Processing Wikipedia Dumps in Russian

aly123
2010-01-21
2013-05-30
  • aly123
    aly123
    2010-01-21

    Hi,

    So, I had some success with using extraction/extractWikipediaData.pl to generate cvs tables for Russian.

    The link to Parse Media Wiki Dump didn't work any more, so I downloaded the current version from here:
    http://search.cpan.org/dist/Parse-MediaWikiDump/

    They have changed the code a bit, so the perl script needed modifying:
    Lines 207, 347, 460, 1404 should be changed from :
      

    while(defined($page = $pages->page)) {
    

    to
      

    while(defined($page = $pages->next)) {
    

    Then there were no problems generating most of cvs. but eventually the program stopped giving me these errors:

    Complex regular subexpression recursion limit (32766) exceeded at extractWikipediaData.pl line 1478.
    Complex regular subexpression recursion limit (32766) exceeded at extractWikipediaData.pl line 1478.
    Complex regular subexpression recursion limit (32766) exceeded at extractWikipediaData.pl line 1478.
    Complex regular subexpression recursion limit (32766) exceeded at extractWikipediaData.pl line 1478.
    Out of memory during request for 4088 bytes, total sbrk() is 401209344 bytes!
    Out of memory during request for 3208 bytes, total sbrk() is 401209344 bytes!
    Callback called exit at /usr/lib/perl5/5.10/Carp.pm line 39.
            (in cleanup) Goto undefined subroutine &Carp::shortmess_real at /usr/lib/perl5/5.10/Carp.pm line 41 during globa
    l destruction.

    Files that were not generated are: equivalence and categorylinks. And i think it stopped somewhere in the middle of disambiguation. Any ideas how to fix it?

    Cheers
    Aly

     
  • Viktor Seifert
    Viktor Seifert
    2010-03-16

    I do have similar problems.  Im using the german wikipedia.
    I posted about my problems in the 'Help' forum.

    I think I may know the reason why there is a 'Out of memory'; are you running perl on windows or linux?

    After searching searching a while for the 'Complex regular subexpression recursion limit' problem, I found that the only availible solution is to rewrite the regular expressions.  Apart from that the only possible solution would be to dig in to the source of perls regular expression engine.
    There is a related post: https://sourceforge.net/projects/wikipedia-miner/forums/forum/676405/topic/3564557

    Also you should have a look into the 'log.txt'-file generated during the extraction.  I get a lot of 'Cannot resolve…' messages in there.  And I don't know what effect they have on the cvs-files generated.
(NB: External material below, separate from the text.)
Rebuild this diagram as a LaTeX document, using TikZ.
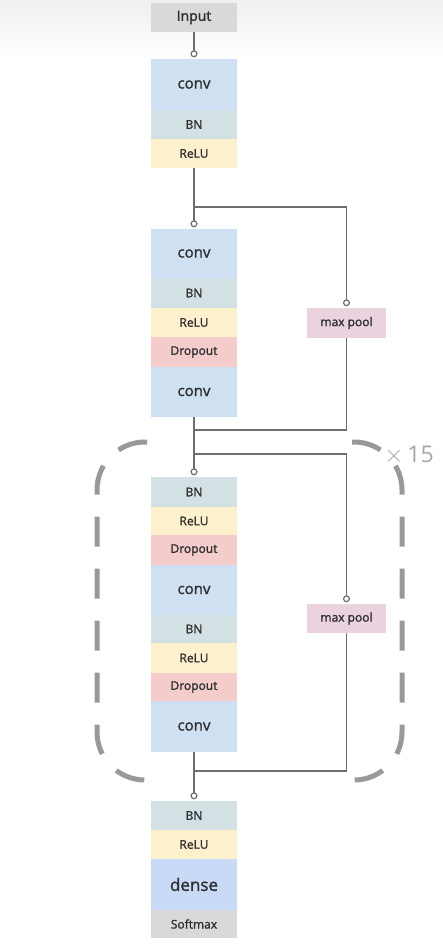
\documentclass[tikz,border=0pt]{standalone}
\usepackage{fontspec}
\setmainfont{Open Sans}[BoldFont={Open Sans}, BoldFeatures={FakeBold=1.4}]
\usetikzlibrary{arrows.meta}
\definecolor{convc}{HTML}{CFE0F3}
\definecolor{bnc}{HTML}{D3E1E4}
\definecolor{reluc}{HTML}{FDF1CD}
\definecolor{dropc}{HTML}{F4CCCC}
\definecolor{poolc}{HTML}{EAD3DE}
\definecolor{densec}{HTML}{C9DAF6}
\definecolor{greyc}{HTML}{D9D9D9}
\definecolor{linec}{HTML}{6E6E6E}
\definecolor{txtc}{HTML}{2E2E2E}
\tikzset{
  layer/.style={inner sep=0pt, minimum width=86pt, text=txtc, font=\fontsize{12}{12}\selectfont\bfseries},
  convbox/.style={layer, fill=convc, minimum height=50pt, font=\fontsize{15}{15}\selectfont\bfseries},
  bnbox/.style={layer, fill=bnc, minimum height=29pt},
  relubox/.style={layer, fill=reluc, minimum height=29pt},
  dropbox/.style={layer, fill=dropc, minimum height=29pt},
  poolbox/.style={layer, fill=poolc, minimum width=79pt, minimum height=30pt},
  link/.style={draw=linec, line width=1.2pt},
  into/.style={link, -{Circle[open,length=7pt,width=7pt,fill=white]}, shorten >=1.5pt},
}
\begin{document}
\begin{tikzpicture}[x=1pt,y=-1pt]
\useasboundingbox (0,0) rectangle (443,947);
\shade[top color=black!6, bottom color=white] (0,0) rectangle (443,60);
% stem
\node[layer, fill=greyc, minimum height=29pt, font=\fontsize{14}{14}\selectfont\bfseries] (input) at (194,17.5) {Input};
\node[convbox, minimum height=51pt] (conv1) at (194,84.5) {conv};
\node[bnbox] (bn1) at (194,124.5) {BN};
\node[relubox] (relu1) at (194,153.5) {ReLU};
% first block
\node[convbox, minimum height=49pt] (conv2) at (194,253.5) {conv};
\node[bnbox, minimum height=30pt] (bn2) at (194,293) {BN};
\node[relubox] (relu2) at (194,322.5) {ReLU};
\node[dropbox, minimum height=30pt] (drop2) at (194,352) {Dropout};
\node[convbox] (conv2b) at (194,392) {conv};
\node[poolbox] (pool1) at (346.5,323) {max pool};
% repeated block
\node[bnbox, minimum height=30pt] (bn3) at (194,492) {BN};
\node[relubox, minimum height=28pt] (relu3) at (194,521) {ReLU};
\node[dropbox, minimum height=30pt] (drop3) at (194,550) {Dropout};
\node[convbox] (conv3) at (194,590) {conv};
\node[bnbox, minimum height=28pt] (bn3b) at (194,629) {BN};
\node[relubox, minimum height=30pt] (relu3b) at (194,658) {ReLU};
\node[dropbox, minimum height=28pt] (drop3b) at (194,687) {Dropout};
\node[convbox, minimum height=51pt] (conv3b) at (194,726.5) {conv};
\node[poolbox, minimum height=29pt] (pool2) at (346.5,618.5) {max pool};
% head
\node[bnbox] (bn4) at (194,815.5) {BN};
\node[relubox] (relu4) at (194,844.5) {ReLU};
\node[convbox, fill=densec, minimum height=51pt, font=\fontsize{17}{17}\selectfont\bfseries] (dense) at (194,884.5) {dense};
\node[layer, fill=greyc, minimum height=28pt] (soft) at (194,924) {Softmax};
% connectors
\coordinate (sp1) at (194,207);
\coordinate (jn1) at (194,430);
\coordinate (sp2) at (194,454);
\coordinate (jn2) at (194,771);
\draw[into] (input) -- (conv1);
\draw[into] (relu1) -- (conv2);
\draw[into] (sp1) -| (pool1);
\draw[link] (pool1) |- (jn1);
\draw[into] (conv2b) -- (bn3);
\draw[into] (sp2) -| (pool2);
\draw[link] (pool2) |- (jn2);
\draw[into] (conv3b) -- (bn4);
\scope[draw=black!40, line width=5pt, dash pattern=on 30pt off 22pt, rounded corners=48pt]
\draw (147,442) -- (97,442) -- (97,780) -- (147,780);
\draw (352,442) -- (402,442) -- (402,780) -- (352,780);
\endscope
\node[text=black!35, font=\fontsize{23}{23}\selectfont] (times) at (409,455) {$\times$\,15};
\end{tikzpicture}
\end{document}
    I'm using the Maui-Indexer in my bachelor thesis, which I think needs an WikipediaMiner database.  So any help on this is highly welcome.

    Cheers, Viktor

     
  • aly123
    aly123
    2010-03-17

    Hi,

    I ran the scripts on Windows, what about you?
    I figured the machine is not very powerful and left the project for now..

    Thanks for the pointers to fix the complex reg expression errors..
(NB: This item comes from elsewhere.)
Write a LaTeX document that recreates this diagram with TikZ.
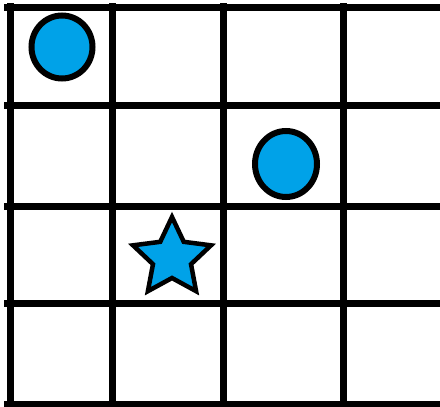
\documentclass[tikz,border=0pt]{standalone}
\usepackage{tikz}
\usetikzlibrary{shapes.geometric}
\definecolor{PaintBlue}{HTML}{00A2E8}
\definecolor{PaintInk}{HTML}{000000}

\begin{document}
\begin{tikzpicture}[x=1pt,y=-1pt]
        \useasboundingbox (0,0) rectangle (440,407);
        \fill[white] (0,0) rectangle (440,407);

        \foreach \x in {10,112,223,343}{
          \draw[PaintInk,line width=7pt]
            (\x,3) -- (\x,407);
        }
        \foreach \y in {7,105,206,303,404}{
          \draw[PaintInk,line width=7pt]
            (4,\y) -- (440,\y);
        }

        \node[ellipse,draw=PaintInk,fill=PaintBlue,line width=6pt,
          inner sep=0pt,minimum width=61pt,minimum height=63pt]
          (dotA) at (62,47) {};
        \node[ellipse,draw=PaintInk,fill=PaintBlue,line width=6pt,
          inner sep=0pt,minimum width=62pt,minimum height=66pt]
          (dotB) at (286,164) {};
        \node[star,star points=5,star point ratio=2.05,
          draw=PaintInk,fill=PaintBlue,line width=4.5pt,
          inner sep=0pt,minimum size=82pt]
          (goal) at (172,258) {};
      \end{tikzpicture}
\end{document}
    Btw, I am the author of Maui-Indexer and can tell you that depending on your task it will work without WikipediaMiner just fine.
    Let me know what your project is about and perhaps I can help you with it. Write my lastname @gmail.

    Alyona

     
  • Viktor Seifert
    Viktor Seifert
    2010-03-18

    Hello.

    I ran them on a windows 64bit machine which has a lot of memory.  So I can tell you it's not a lack of memory which causes the 'out of memory' error.
    I looked into the makefile of perl and think that the error might come from a c-compiler flag which is set in a windows build but not in a linux build.
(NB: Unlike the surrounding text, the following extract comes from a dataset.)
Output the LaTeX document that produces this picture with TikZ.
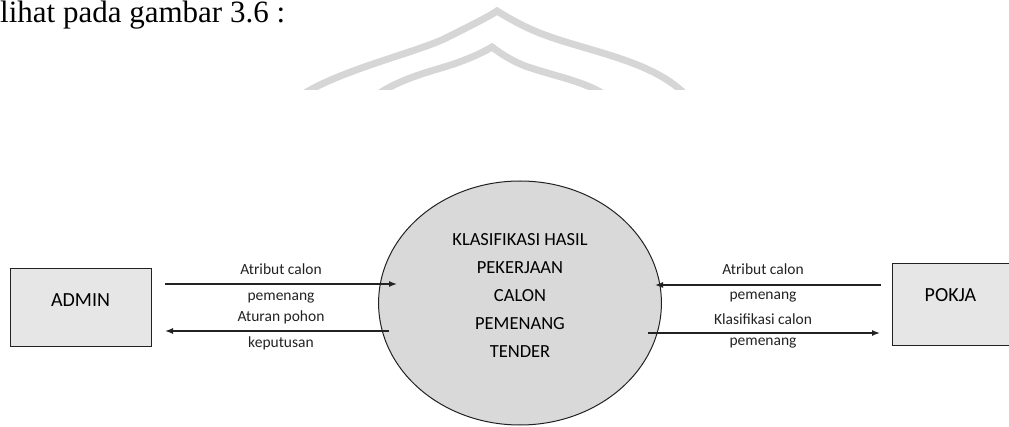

    Finally I ran the perl-programms in a 'Virtual PC' on the same machine and it could complete the extraction.
    Since the virtual pc can only access 2gig of memory a machine with at least that much shuld be enough to ru the extraction.

    So I think you have 3 options here:
    1. Recompile perl removing the compiler flag first, then run the extraction
    2. Run the extraction on a linux machine
    3. Run the extraction a virtual pc
    'Virtual PC' has a free download version btw.

    You might run into other problems though.  Contact me if you need help, you should have my email adress soon.

    Cheers, Viktor

     
  • I'm processing the Portuguese Wikipedia and i'm getting some "Complex regular subexpression recursion limit" also. As I've read, this warning occur when the the regular expression matcher reaches a  maximum recursion stack size (that is 32766).. After that Pearl stops looking for new matches in the string.

     
  • It doesn't seem to interfere in the process, although it might loose some anchor text countings. But I guess this occur only with very complex and hard to find regex, what of course would lead the counting close to zero, even if we could solve this issue. So, i don't think that will interfere in the sucess rate of the later steps of the Wikification process for example. What do you think about it?

     
  • Viktor Seifert
    Viktor Seifert
    2010-03-29

    I too don't think it makes a big difference.